Agency Conduct Regulations: A lesson from history

“If it ain’t broke don’t fix it”.  That was the view of an agency director at a recent seminar examining the government’s  current Consultation into the agency regulatory framework.

It is a view echoed by numerous others across the recruitment industry as there seems to be no urgent need or reason to make big changes to the current structure and certainly no appetite for self-regulation.

Ahead of his third meeting with the Department for Business, Skills and Innovation (BIS), we sit down with Adrian Marlowe, MD at recruitment law experts Lawspeed, to find out more about the history of the Conduct Regulations and try to make sense of the current situation.

Q. Lawspeed was involved in various consultations with the Blair government between 1999 and 2003, what was the result back then?

Adrian Marlowe:
Three years of wrangling and two Consultations (whose objective was “to
remove unnecessary regulation” and provide “simpler and clearer” rules)
resulted in the Conduct of Employment Agencies and Employment
Businesses Regulations 2003. Lawspeed had argued that the regulations
should be as practical as possible and, on the whole, the final
legislation reflects good business practice.

Some areas are
overworked, e.g. the requirement to obtain information on “any risks to
health and safety know to the hirer”, something we have always said is
impossible to comply with (how can an agency obtain what the hirer
doesn’t tell it?).

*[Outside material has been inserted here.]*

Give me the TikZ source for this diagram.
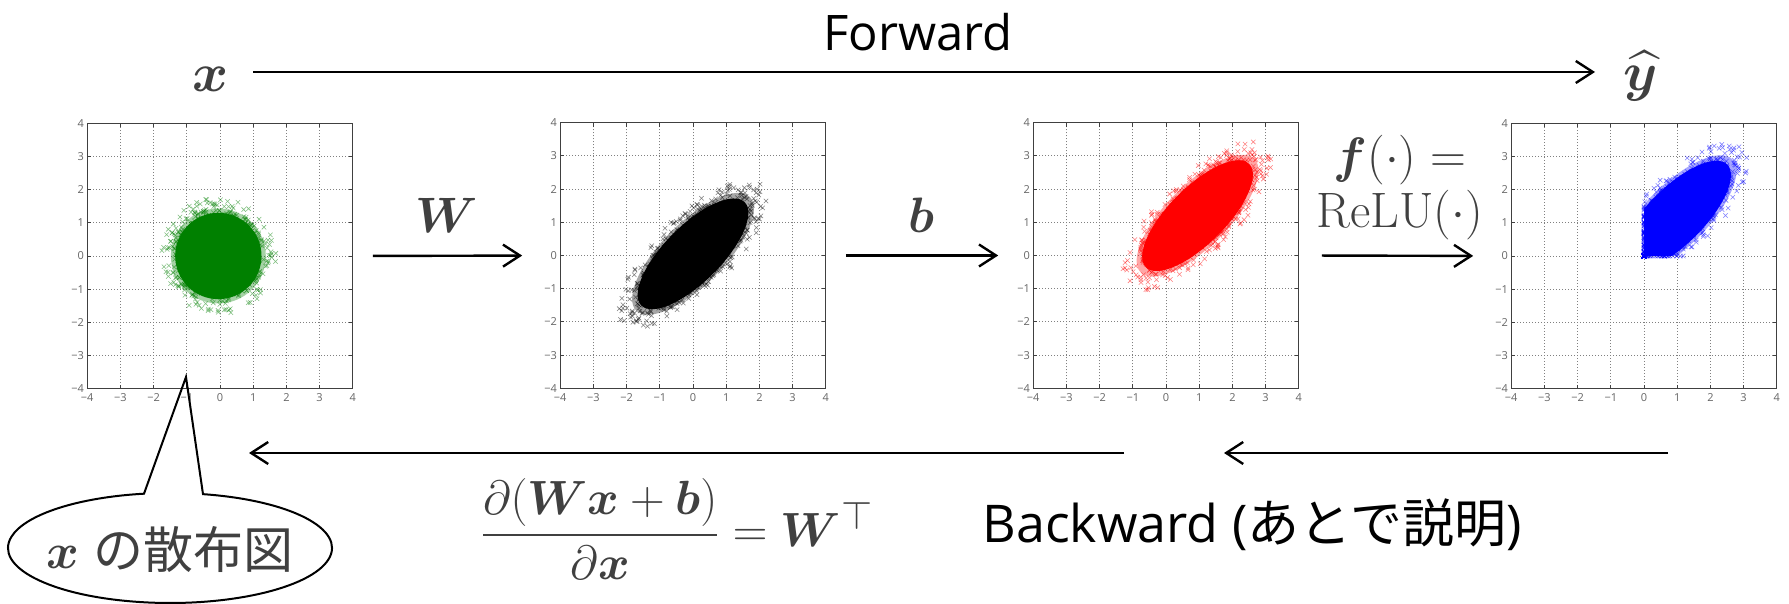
\documentclass[tikz,border=0pt]{standalone}
\usepackage{amsmath}
\usepackage{bm}
\usepackage{graphicx}
\usepackage[no-math]{fontspec}
\setmainfont{Open Sans}
\newfontfamily\jpfont{Noto Sans CJK JP}
\usetikzlibrary{arrows.meta}

\definecolor{mathgray}{RGB}{64,64,64}
\definecolor{sgreen}{RGB}{0,128,0}
\definecolor{sred}{RGB}{255,0,0}
\definecolor{sblue}{RGB}{0,0,255}

% math set at 24.88pt (an available size) and scaled up
\newcommand\scaledmath[2]{\scalebox{#1}{\fontsize{24.88}{30}\selectfont #2}}

\tikzset{
  arr/.style={line width=2.4pt, -{Straight Barb[length=17pt,width=22pt]}},
  plotbox/.style={minimum width=265.6pt, minimum height=265.6pt, inner sep=0pt, outer sep=0pt},
  frameline/.style={draw=black!75, line width=1.3pt},
  gridline/.style={black!50, line width=0.8pt, dash pattern=on 1pt off 2pt},
  tickline/.style={black!75, line width=0.8pt},
  ticklab/.style={font=\fontsize{11}{11}\selectfont, text=black!60, inner sep=1pt},
  mathlab/.style={text=mathgray, inner sep=0pt},
  xcross/.style={line width=0.55pt},
  bubble/.style={line width=2pt, line join=miter},
}

\newcommand\plotaxes[1]{%
  \begin{scope}[shift={(#1.center)}, x=33.2pt, y=33.2pt]
    \foreach \k in {-3,...,3}{
      \draw[gridline] (\k,-4) -- (\k,4);
      \draw[gridline] (-4,\k) -- (4,\k);
    }
  \end{scope}}
\newcommand\plotframe[1]{%
  \draw[frameline] (#1.south west) rectangle (#1.north east);
  \begin{scope}[shift={(#1.center)}, x=33.2pt, y=33.2pt]
    \foreach \k in {-3,...,3}{
      \draw[tickline] (\k,-4) -- ++(0,4pt) (\k,4) -- ++(0,-4pt)
                      (-4,\k) -- ++(4pt,0) (4,\k) -- ++(-4pt,0);
    }
    \foreach \k in {-4,...,4}{
      \pgfmathtruncatemacro\ak{abs(\k)}
      \node[ticklab, anchor=north] (#1x\k) at ([yshift=-4pt]\k,-4) {\ifnum\k<0 −\fi\ak};
      \node[ticklab, anchor=east] (#1y\k) at ([xshift=-2pt]-4,\k) {\ifnum\k<0 −\fi\ak};
    }
  \end{scope}}
% scatter: #1 node, #2 colour, #3 cx, #4 cy, #5 a, #6 b, #7 relu flag
\newcommand\scatterblob[7]{%
  \begin{scope}[shift={(#1.center)}, x=33.2pt, y=33.2pt]
    \clip (-4,-4) rectangle (4,4);
    \begin{scope}
      \ifnum#7=1 \clip (0,0) rectangle (4,4); \fi
      \fill[#2, fill opacity=0.35, rotate around={45:(#3,#4)}] (#3,#4) ellipse [x radius=1.1*#5, y radius=1.1*#6];
      \fill[#2, rotate around={45:(#3,#4)}] (#3,#4) ellipse [x radius=#5, y radius=#6];
    \end{scope}
    \foreach \i in {1,...,420}{
      \pgfmathsetmacro\t{360*rnd}
      \pgfmathsetmacro\r{0.9+0.45*pow(rnd,2.4)}
      \pgfmathsetmacro\u{#5*\r*cos(\t)}
      \pgfmathsetmacro\v{#6*\r*sin(\t)}
      \pgfmathsetmacro\X{#3+0.7071*(\u-\v)}
      \pgfmathsetmacro\Y{#4+0.7071*(\u+\v)}
      \ifnum#7=1 \pgfmathsetmacro\X{max(\X,0)}\pgfmathsetmacro\Y{max(\Y,0)}\fi
      \draw[#2, xcross, draw opacity=0.5] (\X,\Y) +(-2.2pt,-2.2pt) -- +(2.2pt,2.2pt) +(-2.2pt,2.2pt) -- +(2.2pt,-2.2pt);
    }
  \end{scope}}

\begin{document}
\begin{tikzpicture}[x=1pt, y=1pt]
\pgfmathsetseed{4242}
\fill[white] (0,0) rectangle (1789,604);
\useasboundingbox (0,0) rectangle (1789,604);

% plot boxes
\path node[plotbox] (p1) at (220,348) {};
\path node[plotbox] (p2) at (693,348.5) {};
\path node[plotbox] (p3) at (1166,348.5) {};
\path node[plotbox] (p4) at (1644,348) {};

\plotaxes{p1}\plotaxes{p2}\plotaxes{p3}\plotaxes{p4}
\scatterblob{p1}{sgreen}{-0.05}{0}{1.3}{1.3}{0}
\scatterblob{p2}{black}{0}{0.05}{2.2}{0.85}{0}
\scatterblob{p3}{sred}{0.95}{1.2}{2.2}{0.85}{0}
\scatterblob{p4}{sblue}{0.95}{1.2}{2.2}{0.85}{1}
\plotframe{p1}\plotframe{p2}\plotframe{p3}\plotframe{p4}

% forward
\node[anchor=base, font=\fontsize{49}{55}\selectfont] (fwd) at (918,553) {Forward};
\node[mathlab, anchor=base] (xin) at (211,512.5) {\scaledmath{2.2}{$\bm{x}$}};
\node[mathlab, anchor=base] (yhat) at (1641,513) {\scaledmath{2.2}{$\widehat{\bm{y}}$}};
\coordinate (fs) at (253,532);
\coordinate (fe) at (1595,532);
\draw[arr] (fs) -- (fe);

% layer arrows
\draw[arr, shorten <=20pt, shorten >=38pt] (p1.east) -- (p2.west);
\draw[arr, shorten <=20pt, shorten >=35pt] (p2.east) -- (p3.west);
\draw[arr, shorten <=23pt, shorten >=38pt] (p3.east) -- (p4.west);
\node[mathlab, anchor=base] (wlab) at (447,371) {\scaledmath{2.0}{$\bm{W}$}};
\node[mathlab, anchor=base] (blab) at (921,371) {\scaledmath{2.0}{$\bm{b}$}};
\node[mathlab, anchor=base] (flab1) at (1400,431) {\scaledmath{2.0}{$\bm{f}(\cdot) =$}};
\node[mathlab, anchor=base] (flab2) at (1400,376) {\scaledmath{2.0}{$\mathrm{ReLU}(\cdot)$}};

% backward
\coordinate (b1s) at (1124,151);
\coordinate (b1e) at (249,151);
\coordinate (b2s) at (1668,151);
\coordinate (b2e) at (1224,151);
\draw[arr] (b1s) -- (b1e);
\draw[arr] (b2s) -- (b2e);
\node[mathlab, anchor=base] (grad) at (677,57) {\scaledmath{1.93}{$\dfrac{\partial(\bm{W}\bm{x}+\bm{b})}{\partial\bm{x}} = \bm{W}^{\top}$}};
\node[anchor=base, font=\fontsize{52}{58}\selectfont] (bwd) at (1252,61) {Backward ({\jpfont あとで説明})};

% speech bubble
\draw[bubble] (203,109.85) arc[start angle=78.25, end angle=-260.76, x radius=162, y radius=55] -- (186,227) -- cycle;
\node[mathlab, anchor=base] (bubtext) at (170,35) {\scaledmath{2.0}{$\bm{x}$}\hspace{14pt}{\fontsize{50}{55}\selectfont\jpfont の散布図}};
\end{tikzpicture}
\end{document}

Overall however, areas of friction were overcome; how
to deal with limited company contractors (solved by our opt-out
suggestion), online job boards (not allowed to charge fees) and transfer
fee issues. I believe that reasonable compromises were made and the
rules are workable.

Q. So the Regulations were welcomed ten years ago?

Adrian Marlowe:
Well, there was a collective sigh of relief when the final regulations
were announced – the process was finally over and they weren’t as bad as
all that,  but there is no doubt that significant cost was incurred by agencies in ‘tooling up’ to deal with the new compliance.

Q. And those are the same Regulations we all use today?

Adrian Marlowe:
There have been several reviews of aspects of these regulations since
2004 and as a result some rules applicable to employment agencies have
been removed.  The government also proposed that the
transfer fees rules be changed so that only “reasonable” fees could
be charged – a suggestion that was opposed by everyone on behalf of
agencies. We argued that it would be a charter for abuse by clients who
would always be able to argue that charges were not reasonable, thus
leading to a frenzy of litigation. Sensibly the government abandoned
the idea.

Q. So why exactly is there another government consultation taking place now?

Adrian Marlowe:
Good question. All the same issues appear to be back on the agenda,
with the added twist that it may be a good thing for the recruitment
industry to self regulate and for workers to be able to pursue claims
through the Employment Tribunal rather than the Employment Agency
Standards Inspectorate (EAS).

Standards have risen since 2003 and the EAS has worked well so I don’t understand the driver for such sweeping changes.  I
don’t think it will save the government money in the long term and
The Red Tape Challenge was set up to look at unnecessary regulation
hindering business – I don’t believe these to be either unnecessary or a
hindrance to our industry.  Some adjustments and
improvements could certainly be made, but to tear up the copy book and
start all over again seems like a strange suggestion.

Q. A second consultation is due in late summer, will this mean more time, effort and continuing uncertainty for everyone?

Adrian Marlowe:
I think it will. I wish that I could at least explain to our clients
the reason that they may once again have to change direction, incur more
cost, waste time, reduce profitability, at a time when the economy is
down and most are already hard pressed.  All they want to do is get on with their work and help businesses grow. Until then, I agree with our clients,  the best lesson to be learned from history is  – if it ain’t broke don’t fix it.

Q. But as a further consultation is likely to go ahead and you are meeting with BIS again on Friday 22nd March to promote the views of the recruitment industry. What do you hope the final outcome will be?

Adrian Marlowe:
Consolidating all the rules into one place and removing the few
genuinely unnecessary ones, which do not relate to professional
standards, would be useful. Perhaps tidying up some of the language and
carving out the entertainment sector provisions would assist.

There
is little case for including umbrella companies within the scope as
they do not provide work-finding services. Inclusion of new rules
restricting RPO ‘pay when paid’ clauses and other related practices
which do damage the industry would be a very positive step.

We will continue to press for a constructive result.

 

Adrian Marlowe is MD of Lawspeed and also Chairman of the Association of Recruitment Consultancies (ARC).